The political scientist Ayse Ayata, of Ankara's Middle East Technical University, said the elevation of the AKP's new executives indicated that Erdogan intended to have a strong influence on November's election - and after. "In the June 7 elections, the Turkish people managed to stop Erdogan," Ayata said. "However, we have seen that it is not enough to stop him. At this point the election strategy of the opposition is more vital than the AKP's." Ayata said it was not possible for the AKP to reinvigorate under Davutoglu: "The election of Erdogan's loyal supporters to the top positions has shown that a message was given to Davutoglu saying, 'If you want to stay in the party, that's the way it's going to be; you don't have any other options.' There is no doubt that the list of parliamentary candidates, which is soon to be announced, will be determined by Erdogan as well. We'll see, along with the November 1 elections, how far it will go with the one man ruling".

Coalition only option

Sinan Ulgen, who heads the Istanbul think tank the Center for Economics and Foreign Policy Studies, said the AKP did not present a new strategy. "Davutoglu's words do not matter at all," he said. "It is now proven that there is no institution that could implement his promises. It looks like Turkey will go through the same experiences after the new elections and the AKP will be obliged to form a coalition once again." He added: "As we get closer to the elections, this picture shows that Davutoglu failed to lead the party and that Erdogan has raised his influence. It is clear that the AKP will continue under Erdogan's influence".

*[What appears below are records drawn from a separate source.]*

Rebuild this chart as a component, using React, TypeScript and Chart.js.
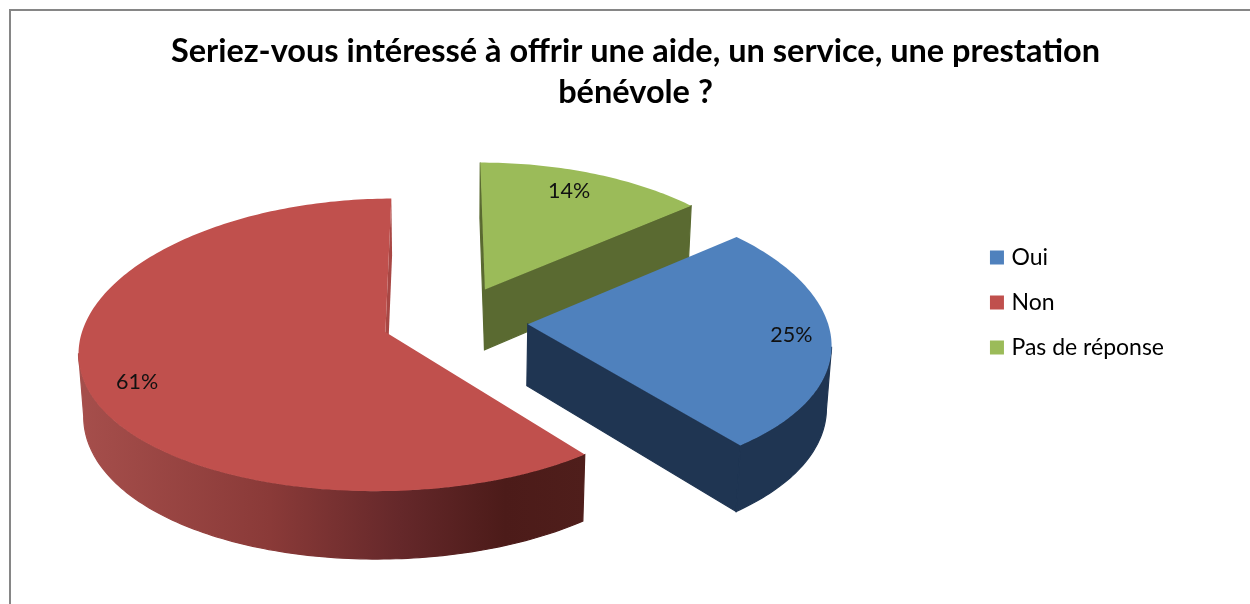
import React, { useEffect, useRef } from "react";
import { Chart, registerables } from "chart.js";

Chart.register(...registerables);

const titleLines = ["Seriez-vous intéressé à offrir une aide, un service, une prestation", "bénévole ?"];
const categories = ["Oui", "Non", "Pas de réponse"];
const percentages = [25.49, 60.5, 14.01];
const topColors = ["#4F81BD", "#C0504D", "#9BBB59"];
const wallColors = ["#1F3552", "#A84744", "#5A6A31"];
const labelRadiusFractions = [0.87, 0.83, 0.76];
const labelNudges = [-2, 9, -9];

// view of the tilted pie
const CX = 455, CY = 320.5, SQUASH = 0.477, PERSPECTIVE = 0.00029, PERSPECTIVE_X = 0.0004, SIDE_TILT = 0.000004, DROP_SHRINK = 0.00022, DEPTH = 61.5;
const FONT = "Lato, 'Noto Sans', sans-serif";

const project = (X: number, Y: number, Z = 0): [number, number] => {
  const w = 1 - PERSPECTIVE * Y + SIDE_TILT * X;
  const wx = 1 - PERSPECTIVE_X * Y + SIDE_TILT * X + DROP_SHRINK * Z;
  return [CX + X / wx, CY + (SQUASH * Y + Z) / w];
};

const fillPoly = (ctx: CanvasRenderingContext2D, pts: [number, number][], style: any, seal = 0) => {
  ctx.beginPath();
  pts.forEach((p, i) => (i ? ctx.lineTo(p[0], p[1]) : ctx.moveTo(p[0], p[1])));
  ctx.closePath();
  ctx.fillStyle = style;
  ctx.fill();
  if (seal) {
    ctx.strokeStyle = style;
    ctx.lineWidth = seal;
    ctx.stroke();
  }
};

const pie3d = {
  id: "pie3d",
  beforeDraw(chart: any) {
    const { ctx } = chart;
    ctx.save();
    ctx.fillStyle = "#FFFFFF";
    ctx.fillRect(0, 0, chart.width, chart.height);
    ctx.fillStyle = "#868686";
    ctx.fillRect(9, 9, chart.width - 9, 2);
    ctx.fillRect(9, 9, 2, chart.height - 9);
    ctx.restore();
  },
  beforeDatasetsDraw(chart: any) {
    const { ctx } = chart;
    const arcs = chart.getDatasetMeta(0).data as any[];
    const redGradient = ctx.createLinearGradient(85, 0, 585, 0);
    redGradient.addColorStop(0, "#A54E4B");
    redGradient.addColorStop(0.37, "#8A3A38");
    redGradient.addColorStop(0.63, "#65282A");
    redGradient.addColorStop(0.84, "#4C1B19");
    redGradient.addColorStop(1, "#4F1E1B");

    const slices = arcs.map((arc, index) => {
      const { startAngle, endAngle, outerRadius } = arc;
      const mid = (startAngle + endAngle) / 2;
      const off = arc.options.offset / 4;
      return { index, startAngle, endAngle, outerRadius, mid, ox: Math.cos(mid) * off, oy: Math.sin(mid) * off };
    }).sort((a, b) => a.oy - b.oy);

    ctx.save();
    for (const s of slices) {
      const rim: [number, number][] = [];
      const steps = Math.ceil(((s.endAngle - s.startAngle) * 180) / Math.PI);
      for (let i = 0; i <= steps; i++) {
        const a = s.startAngle + ((s.endAngle - s.startAngle) * i) / steps;
        rim.push([s.ox + s.outerRadius * Math.cos(a), s.oy + s.outerRadius * Math.sin(a)]);
      }
      const wall = s.index === 1 ? redGradient : wallColors[s.index];
      const apex: [number, number] = [s.ox, s.oy];
      const quad = (a: [number, number], b: [number, number]) => {
        const pa = project(a[0], a[1]), pb = project(b[0], b[1]);
        if (pb[0] < pa[0]) {
          fillPoly(ctx, [pa, pb, project(b[0], b[1], DEPTH), project(a[0], a[1], DEPTH)], wallColors[s.index], s.index === 1 ? 0 : 1.2);
        }
      };
      quad(apex, rim[0]);
      quad(rim[rim.length - 1], apex);
      let run: [number, number][] = [];
      const flush = () => {
        if (run.length > 1) {
          const top = run.map((p) => project(p[0], p[1]));
          const bottom = run.map((p) => project(p[0], p[1], DEPTH)).reverse();
          fillPoly(ctx, [...top, ...bottom], wall, 1.2);
        }
        run = [];
      };
      for (let i = 0; i < rim.length - 1; i++) {
        const pa = project(rim[i][0], rim[i][1]), pb = project(rim[i + 1][0], rim[i + 1][1]);
        if (pb[0] < pa[0]) {
          if (!run.length) run.push(rim[i]);
          run.push(rim[i + 1]);
        } else flush();
      }
      flush();
      fillPoly(ctx, [project(apex[0], apex[1]), ...rim.map((p) => project(p[0], p[1]))], topColors[s.index]);
    }
    ctx.font = `21.5px ${FONT}`;
    ctx.fillStyle = "#111111";
    ctx.textAlign = "center";
    ctx.textBaseline = "middle";
    for (const s of slices) {
      const rr = s.outerRadius * labelRadiusFractions[s.index];
      const [x, y] = project(s.ox + rr * Math.cos(s.mid), s.oy + rr * Math.sin(s.mid));
      ctx.fillText(`${Math.round(percentages[s.index])}%`, x, y + labelNudges[s.index]);
    }
    ctx.restore();
    return false;
  },
};

export default function App() {
  const ref = useRef<HTMLCanvasElement>(null);
  useEffect(() => {
    const chart = new Chart(ref.current!, {
      type: "pie",
      data: {
        labels: categories,
        datasets: [{ data: percentages, backgroundColor: topColors, borderWidth: 0, offset: 292, radius: 300 } as any],
      },
      options: {
        responsive: false,
        animation: false,
        rotation: 50.1,
        layout: { padding: { left: 97, right: 76, top: 31, bottom: 30 } },
        plugins: {
          tooltip: { enabled: false },
          title: {
            display: true,
            text: titleLines,
            color: "#000000",
            padding: 0,
            font: { family: FONT, size: 32.5, weight: "bold", lineHeight: 1.26 },
          },
          legend: {
            position: "right",
            labels: {
              color: "#1A1A1A",
              padding: 22,
              boxWidth: 6,
              boxHeight: 6,
              font: { family: FONT, size: 23 },
              generateLabels: (c: any) =>
                categories.map((text, i) => ({
                  text,
                  fillStyle: topColors[i],
                  strokeStyle: topColors[i],
                  lineWidth: 8,
                  index: i,
                  hidden: false,
                })),
            },
          },
        },
      },
      plugins: [pie3d],
    } as any);
    return () => chart.destroy();
  }, []);
  return (
    <div style={{ position: "absolute", left: 0, top: 0, width: 1250, height: 604 }}>
      <canvas ref={ref} width={1250} height={604} style={{ display: "block" }} />
    </div>
  );
}
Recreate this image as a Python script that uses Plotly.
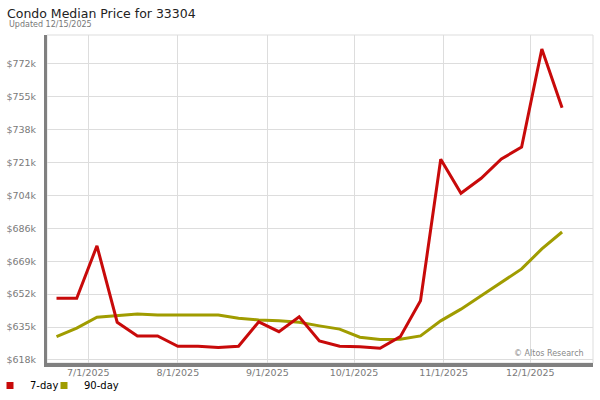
import plotly.graph_objects as go

dates = ["2025-06-20", "2025-06-27", "2025-07-04", "2025-07-11", "2025-07-18", "2025-07-25",
         "2025-08-01", "2025-08-08", "2025-08-15", "2025-08-22", "2025-08-29", "2025-09-05",
         "2025-09-12", "2025-09-19", "2025-09-26", "2025-10-03", "2025-10-10", "2025-10-17",
         "2025-10-24", "2025-10-31", "2025-11-07", "2025-11-14", "2025-11-21", "2025-11-28",
         "2025-12-05", "2025-12-12"]

price_7day = [650100, 650100, 677300, 637600, 630500, 630500, 625100, 625100, 624400, 625100,
              637800, 632700, 640400, 627900, 625100, 624900, 624100, 630100, 648800, 722300,
              704600, 712400, 722500, 728600, 779600, 749100]

price_90day = [630100, 634500, 640200, 641200, 641900, 641400, 641400, 641400, 641400, 639700,
               638800, 638300, 637600, 635700, 634000, 629800, 628600, 628800, 630500, 638300,
               644400, 651400, 658200, 665300, 675700, 684500]

y_tickvals = [618000, 635100, 652200, 669300, 686400, 703500, 720600, 737700, 754800, 771900]
y_ticktext = ["$618k", "$635k", "$652k", "$669k", "$686k", "$704k", "$721k", "$738k", "$755k", "$772k"]

x_tickvals = ["2025-07-01", "2025-08-01", "2025-09-01", "2025-10-01", "2025-11-01", "2025-12-01"]
x_ticktext = ["7/1/2025", "8/1/2025", "9/1/2025", "10/1/2025", "11/1/2025", "12/1/2025"]

RED = "#C80A0A"
OLIVE = "#A09C00"
FONT = "DejaVu Sans"

# plot area in pixels
L, R, T, B = 47, 593, 35, 363
PW, PH = R - L, B - T


def px_x(x):
    return (x - L) / PW


def px_y(y):
    return (B - y) / PH


fig = go.Figure()
fig.add_trace(go.Scatter(x=dates, y=price_90day, mode="lines", name="90-day",
                         line=dict(color=OLIVE, width=3), showlegend=False))
fig.add_trace(go.Scatter(x=dates, y=price_7day, mode="lines", name="7-day",
                         line=dict(color=RED, width=3), showlegend=False))
# legend entries (square swatches)
fig.add_trace(go.Scatter(x=[None], y=[None], mode="markers", name="7-day", legend="legend",
                         marker=dict(color=RED, symbol="square", size=7)))
fig.add_trace(go.Scatter(x=[None], y=[None], mode="markers", name="90-day", legend="legend2",
                         marker=dict(color=OLIVE, symbol="square", size=7)))

legend_common = dict(orientation="h", xanchor="left", yanchor="middle", y=px_y(385.5),
                     font=dict(family=FONT, size=10, color="#000"),
                     itemwidth=30, bgcolor="rgba(0,0,0,0)", borderwidth=0)

fig.update_layout(
    width=600, height=400,
    margin=dict(l=L, r=600 - R, t=T, b=400 - B, autoexpand=False),
    paper_bgcolor="white", plot_bgcolor="white",
    font=dict(family=FONT, size=10, color="#000"),
    title=dict(text="Condo Median Price for 33304", x=7/600, xref="container", xanchor="left",
               y=1 - 13.5/400, yref="container", yanchor="middle",
               font=dict(family=FONT, size=12.5, color="#222")),
    showlegend=True,
    legend=dict(x=px_x(-10), **legend_common),
    legend2=dict(x=px_x(44), **legend_common),
    xaxis=dict(range=["2025-06-16 17:00", "2025-12-22 17:00"], type="date",
               tickvals=x_tickvals, ticktext=x_ticktext,
               showgrid=True, gridcolor="#DDDDDD", gridwidth=1,
               showline=True, linecolor="#808080", linewidth=4,
               ticks="", ticklabelstandoff=-2,
               tickfont=dict(family=FONT, size=9.5, color="#7a7a7a"),
               zeroline=False, automargin=False),
    yaxis=dict(range=[616400, 786900],
               tickvals=y_tickvals, ticktext=y_ticktext,
               showgrid=True, gridcolor="#DDDDDD", gridwidth=1,
               showline=True, linecolor="#808080", linewidth=3,
               ticks="", ticklabelstandoff=6,
               tickfont=dict(family=FONT, size=9.5, color="#7a7a7a"),
               zeroline=False, automargin=False),
    shapes=[dict(type="rect", xref="paper", yref="paper", x0=0, x1=1, y0=0, y1=1,
                 line=dict(color="#DDDDDD", width=1), layer="below")],
    annotations=[
        dict(text="Updated 12/15/2025", xref="paper", yref="paper",
             x=px_x(7), y=px_y(24.5), xanchor="left", yanchor="middle",
             showarrow=False, font=dict(family=FONT, size=8, color="#777")),
        dict(text="© Altos Research", xref="paper", yref="paper",
             x=px_x(586), y=px_y(353), xanchor="right", yanchor="middle",
             showarrow=False, font=dict(family=FONT, size=8, color="#888")),
    ],
)

fig.write_html("out.html", config={"displayModeBar": False},
               post_script="document.body.style.margin='0px';")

Ibrahim Kaboglu, a professor of constitutional law at Istanbul's Marmara University, told DW that the AKP did not get the voters' call for transformation in the June elections. "If the message had been understood, there would have been a democratic attitude," he said. "It was Erdogan who determined that Davutoglu was going to be the prime minister. And now there has been no other candidate oppose to Davutoglu. Delegates vote on a list, which has already been decided. This is way beyond the communist or fascist parties".

Kaboglu also said that, in light of the AKP's poor record on human rights, the newly established position of "vice president for human rights" was meaningless. "An MP who attacked Hurriyet has been elected to the bureau," he said. "This shows that the AKP is not democratic. On the one hand, you award violence; on the other hand, you talk about human rights. This is not acceptable."